Rest Stop also includes a traditional Dolby Digital 5.1 track along with subtitle streams in English (SDH), French, and Spanish.

Extras: Unlike the past couple of Raw Feed high-def discs that chucked all of the DVD extras out the driver's side window, Rest Stop carries over all of its original bells and whistles. There's really not all that much, though, clocking in well under fifteen minutes in total.

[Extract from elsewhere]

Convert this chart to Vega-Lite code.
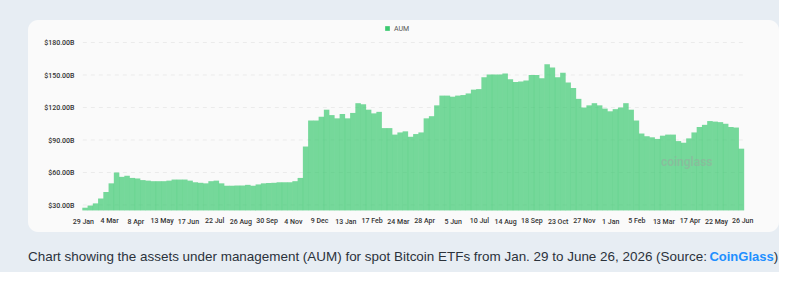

Three alternate endings are set against a completely different backdrop than what eventually made it into the final cut, and each ending closes on "boo!" scares that get more and more eye-rollingly stupid as they go along. "On the Bus" crams together a minute and a half of grisly Polaroids snapped on the trucker's abandoned bus-slash-torture workshop. I wouldn't be surprised if there's more gore in that reel than there is in the entire movie, by the way. The highlight, I guess, is "Scotty's Big Exposé", a six and a half minute set of home movies spelling out the connection between the religious nutjobs on the Winnebago and the, um, psychopathic phantom-trucker. Some of this footage plays over the movie's end credits, and a bloodied, fist-sized chunk of it was recycled for the sequel. A trailer rounds things out, and it -- like all of the other extras on this disc -- is presented in standard definition.

Conclusion: I was sent Rest Stop: Don't Look Back a couple of weeks before the original showed up in the mail, and it's kind of odd being introduced to a franchise through a batshit crazy sequel, then backpedalling a few weeks later to see that the movie that kicked the whole thing off is pretty damned restrained by comparison. Still, I kinda liked Rest Stop. It doesn't exactly set out to redefine the genre or anything, but some of the torture made me wince (in a good way), the movie does a decent job ratcheting up the tension, and Jaimie Alexander is pretty compelling as a direct-to-video Final Girl. Rest Stop is the sort of horror flick I'll watch, kinda-sorta dig, and forget about. It's worth checking out once, but it's not something I'd recommend forking over your credit card to buy. Rent It.